What is asked: Return precisely the span of lines from the top of the material below to the line containing "import matplotlib.pyplot as plt", both included. Pictures are excluded.

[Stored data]
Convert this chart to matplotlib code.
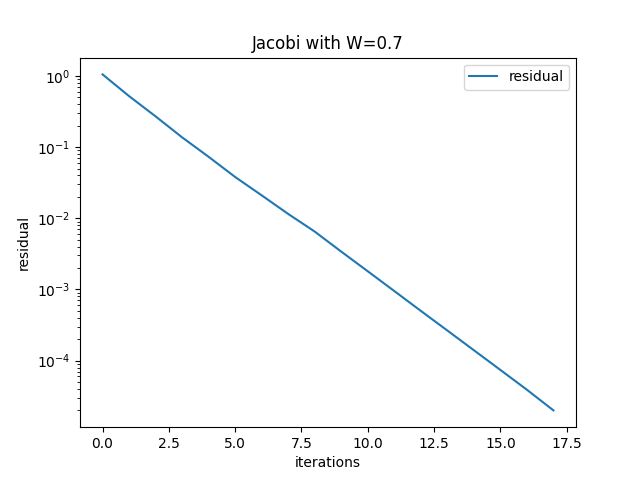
import matplotlib
matplotlib.use("Agg")
import matplotlib.pyplot as plt

iterations = list(range(18))
residual = [1.05, 0.52, 0.27, 0.137, 0.073, 0.038, 0.021, 0.0115, 0.0065,
            3.4e-3, 1.8e-3, 9.5e-4, 5.0e-4, 2.65e-4, 1.4e-4, 7.4e-5, 3.9e-5, 2.0e-5]

fig = plt.figure(figsize=(6.4, 4.8), dpi=100)
plt.semilogy(iterations, residual, label="residual")
plt.xlabel("iterations")
plt.ylabel("residual")
plt.title("Jacobi with W=0.7")
plt.legend()
plt.savefig("out.png", dpi=100)
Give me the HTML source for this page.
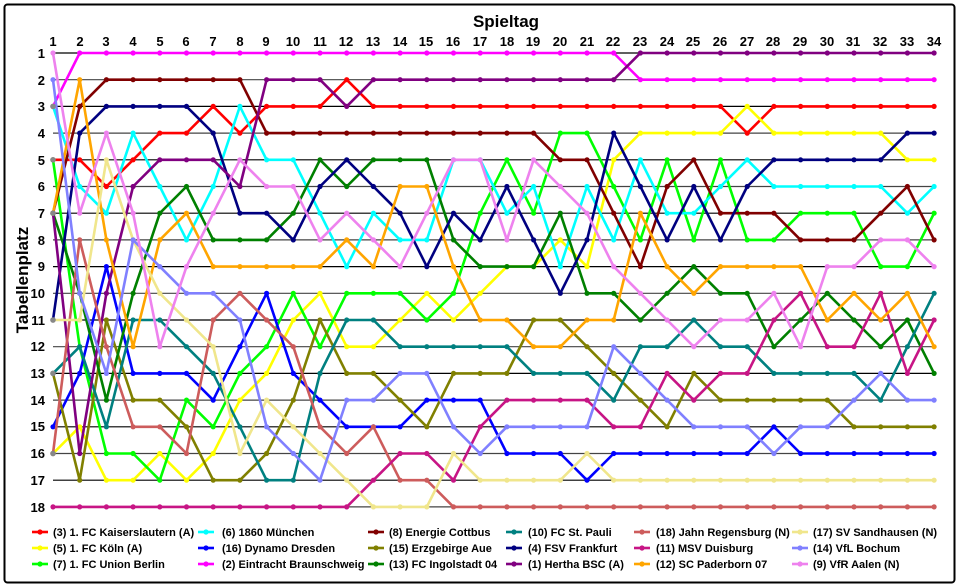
<!DOCTYPE html>
<html><head><meta charset="utf-8"><style>
html,body{margin:0;padding:0;background:#fff;}
svg{display:block;font-family:"Liberation Sans",sans-serif;font-weight:bold;}
</style></head><body>
<svg id="s" width="960" height="587" viewBox="0 0 960 587" xmlns="http://www.w3.org/2000/svg">
<rect x="4.5" y="4.5" width="950" height="578" rx="3" fill="#fff" stroke="#000" stroke-width="2"/>
<text x="506" y="27" font-size="17" text-anchor="middle">Spieltag</text>
<text transform="translate(28,280) rotate(-90)" font-size="17" text-anchor="middle">Tabellenplatz</text>
<g id="grid"></g>
<g id="xt" font-size="13" text-anchor="middle">
<text x="53" y="46">1</text><text x="80" y="46">2</text><text x="106" y="46">3</text><text x="133" y="46">4</text><text x="160" y="46">5</text><text x="186" y="46">6</text><text x="213" y="46">7</text><text x="240" y="46">8</text><text x="266" y="46">9</text><text x="293" y="46">10</text><text x="320" y="46">11</text><text x="346" y="46">12</text><text x="373" y="46">13</text><text x="400" y="46">14</text><text x="426" y="46">15</text><text x="453" y="46">16</text><text x="480" y="46">17</text><text x="507" y="46">18</text><text x="533" y="46">19</text><text x="560" y="46">20</text><text x="587" y="46">21</text><text x="613" y="46">22</text><text x="640" y="46">23</text><text x="667" y="46">24</text><text x="693" y="46">25</text><text x="720" y="46">26</text><text x="747" y="46">27</text><text x="773" y="46">28</text><text x="800" y="46">29</text><text x="827" y="46">30</text><text x="853" y="46">31</text><text x="880" y="46">32</text><text x="907" y="46">33</text><text x="934" y="46">34</text>
</g>
<g id="yt" font-size="13" text-anchor="end">
<text x="45" y="58">1</text><text x="45" y="85">2</text><text x="45" y="111">3</text><text x="45" y="138">4</text><text x="45" y="165">5</text><text x="45" y="191">6</text><text x="45" y="218">7</text><text x="45" y="245">8</text><text x="45" y="271">9</text><text x="45" y="298">10</text><text x="45" y="325">11</text><text x="45" y="351">12</text><text x="45" y="378">13</text><text x="45" y="405">14</text><text x="45" y="431">15</text><text x="45" y="458">16</text><text x="45" y="485">17</text><text x="45" y="512">18</text>
</g>
<g id="ser"></g>
<g id="leg" font-size="11">
<text x="53" y="536">(3) 1. FC Kaiserslautern (A)</text>
<text x="53" y="552">(5) 1. FC Köln (A)</text>
<text x="53" y="568">(7) 1. FC Union Berlin</text>
<text x="222" y="536">(6) 1860 München</text>
<text x="222" y="552">(16) Dynamo Dresden</text>
<text x="222" y="568">(2) Eintracht Braunschweig</text>
<text x="389" y="536">(8) Energie Cottbus</text>
<text x="389" y="552">(15) Erzgebirge Aue</text>
<text x="389" y="568">(13) FC Ingolstadt 04</text>
<text x="528" y="536">(10) FC St. Pauli</text>
<text x="528" y="552">(4) FSV Frankfurt</text>
<text x="528" y="568">(1) Hertha BSC (A)</text>
<text x="656" y="536">(18) Jahn Regensburg (N)</text>
<text x="656" y="552">(11) MSV Duisburg</text>
<text x="656" y="568">(12) SC Paderborn 07</text>
<text x="813" y="536">(17) SV Sandhausen (N)</text>
<text x="813" y="552">(14) VfL Bochum</text>
<text x="813" y="568">(9) VfR Aalen (N)</text>
</g>
<g id="legm"></g>
</svg>
<script>
var NS="http://www.w3.org/2000/svg";
function X(d){return 53+(d-1)*26.7;}
function Y(r){return 53+(r-1)*26.7;}
function el(t,a,p){var e=document.createElementNS(NS,t);for(var k in a)e.setAttribute(k,a[k]);p.appendChild(e);return e;}
var g=document.getElementById('grid');
for(var r=1;r<=18;r++)el('line',{x1:53,x2:934,y1:Y(r),y2:Y(r),stroke:(r%2?'#000':'#444'),'stroke-width':1.2},g);
function rep(v,n){var a=[];for(var i=0;i<n;i++)a.push(v);return a;}
var S=[
['#ff0000',[5,5,6,5,4,4,3,4,3,3,3,2,3,3,3,3,3,3,3,3,3,3,3,3,3,3,4,3,3,3,3,3,3,3]],
['#ffff00',[16,15,17,17,16,17,16,14,13,11,10,12,12,11,10,11,10,9,9,8,9,5,4,4,4,4,3,4,4,4,4,4,5,5]],
['#00ff00',[5,12,16,16,17,14,15,13,12,10,12,10,10,10,11,10,7,5,7,4,4,6,8,5,8,5,8,8,7,7,7,9,9,7]],
['#00ffff',[3,6,7,4,6,8,6,3,5,5,7,9,7,8,8,5,5,7,6,9,6,8,5,7,7,6,5,6,6,6,6,6,7,6]],
['#0000ff',[15,13,9,13,13,13,14,12,10,13,14,15,15,15,14,14,14,16,16,16,17,16,16,16,16,16,16,15,16,16,16,16,16,16]],
['#ff00ff',[3].concat(rep(1,21),rep(2,12))],
['#800000',[7,3,2,2,2,2,2,2,4,4,4,4,4,4,4,4,4,4,4,5,5,7,9,6,5,7,7,7,8,8,8,7,6,8]],
['#808000',[13,17,11,14,14,15,17,17,16,14,11,13,13,14,15,13,13,13,11,11,12,13,14,15,13,14,14,14,14,14,15,15,15,15]],
['#008000',[7,10,14,10,7,6,8,8,8,7,5,6,5,5,5,8,9,9,9,7,10,10,11,10,9,10,10,12,11,10,11,12,11,13]],
['#008080',[13,12,15,11,11,12,13,15,17,17,13,11,11,12,12,12,12,12,13,13,13,14,12,12,11,12,12,13,13,13,13,14,12,10]],
['#000080',[11,4,3,3,3,3,4,7,7,8,6,5,6,7,9,7,8,6,8,10,8,4,6,8,6,8,6,5,5,5,5,5,4,4]],
['#800080',[7,16,10,6,5,5,5,6,2,2,2,3,2,2,2,2,2,2,2,2,2,2].concat(rep(1,12))],
['#cd5c5c',[16,8,12,15,15,16,11,10,11,12,15,16,15,17,17].concat(rep(18,19))],
['#c71585',rep(18,12).concat([17,16,16,17,15,14,14,14,14,15,15,13,14,13,13,11,10,12,12,10,13,11])],
['#ffa500',[7,2,8,12,8,7,9,9,9,9,9,8,9,6,6,9,11,11,12,12,11,11,7,9,10,9,9,9,9,11,10,11,10,12]],
['#f0e68c',[11,11,5,8,10,11,12,16,14,15,16,17,18,18,18,16,17,17,17,17,16].concat(rep(17,13))],
['#8080ff',[2,10,13,8,9,10,10,11,15,16,17,14,14,13,13,15,16,15,15,15,15,12,13,14,15,15,15,16,15,15,14,13,14,14]],
['#ee82ee',[1,7,4,7,12,9,7,5,6,6,8,7,8,9,7,5,5,8,5,6,7,9,10,11,12,11,11,10,12,9,9,8,8,9]]
];
var sg=document.getElementById('ser');
S.forEach(function(s){
  var pts=s[1].map(function(r,i){return X(i+1).toFixed(1)+','+Y(r).toFixed(1);}).join(' ');
  el('polyline',{points:pts,fill:'none',stroke:s[0],'stroke-width':2.6,'stroke-linejoin':'round'},sg);
  s[1].forEach(function(r,i){el('circle',{cx:X(i+1),cy:Y(r),r:2.6,fill:s[0]},sg);});
});
[3,5,7,11,13,16].forEach(function(r){el('circle',{cx:X(1),cy:Y(r),r:2.8,fill:'#888'},sg);});
var lm=document.getElementById('legm');
var cols=[32,198,368,506,634,792];
S.forEach(function(s,i){
  var c=Math.floor(i/3),row=i%3,x=cols[c],y=532+row*16;
  el('line',{x1:x,x2:x+16,y1:y,y2:y,stroke:s[0],'stroke-width':2.6},lm);
  el('circle',{cx:x+8,cy:y,r:2.6,fill:s[0]},lm);
});
</script>
</body></html>
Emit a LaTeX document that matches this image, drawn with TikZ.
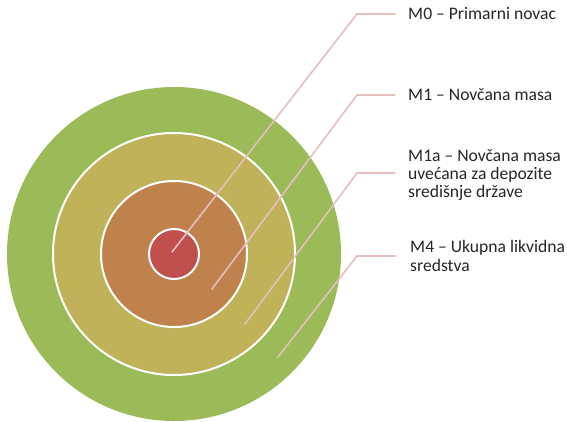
\documentclass[tikz,border=0pt]{standalone}
\usepackage{fontspec}
\setmainfont{Carlito}
\definecolor{cgreen}{RGB}{155,187,89}
\definecolor{cyellow}{RGB}{192,178,88}
\definecolor{corange}{RGB}{192,130,77}
\definecolor{cred}{RGB}{192,80,77}
\definecolor{cleader}{RGB}{230,190,190}
\begin{document}
\begin{tikzpicture}[x=1pt,y=-1pt,
  ring/.style={circle,draw=white,line width=2pt,inner sep=0pt},
  leader/.style={draw=cleader,line width=1.6pt,line cap=round},
  lbl/.style={anchor=west,font=\fontsize{17.6}{18.3}\selectfont,align=left,inner sep=0pt,text=black!85}]
\useasboundingbox (0,0) rectangle (567,421);
\node[circle,fill=cgreen,inner sep=0pt,minimum size=334pt] (c4) at (174,254) {};
\node[ring,fill=cyellow,minimum size=242pt] (c3) at (174,254) {};
\node[ring,fill=corange,minimum size=146pt] (c2) at (174,254) {};
\node[ring,fill=cred,minimum size=50pt] (c1) at (174,254) {};
\coordinate (s1) at (172,252);
\coordinate (s2) at (212,289);
\coordinate (s3) at (245,324);
\coordinate (s4) at (278,357);
\coordinate (k1) at (357,14);
\coordinate (k2) at (357,95);
\coordinate (k3) at (357,173);
\coordinate (k4) at (357,256);
\coordinate (e1) at (395,14);
\coordinate (e2) at (395,95);
\coordinate (e3) at (395,173);
\coordinate (e4) at (395,256);
\draw[leader] (s1) -- (k1) -- (e1);
\draw[leader] (s2) -- (k2) -- (e2);
\draw[leader] (s3) -- (k3) -- (e3);
\draw[leader] (s4) -- (k4) -- (e4);
\node[lbl] (t1) at (408,14) {M0 – Primarni novac};
\node[lbl] (t2) at (408,95) {M1 – Novčana masa};
\node[lbl] (t3) at (408,175) {M1a – Novčana masa\\uvećana za depozite\\središnje države};
\node[lbl] (t4) at (410,256) {M4 – Ukupna likvidna\\sredstva};
\end{tikzpicture}
\end{document}
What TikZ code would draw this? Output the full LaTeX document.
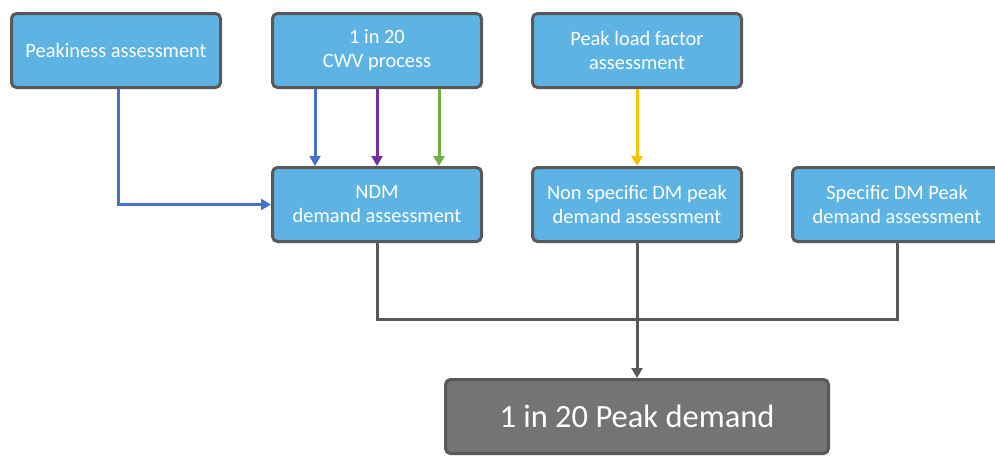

Correct response:
Convert this chart to matplotlib code.
import matplotlib
matplotlib.use("Agg")
import matplotlib.pyplot as plt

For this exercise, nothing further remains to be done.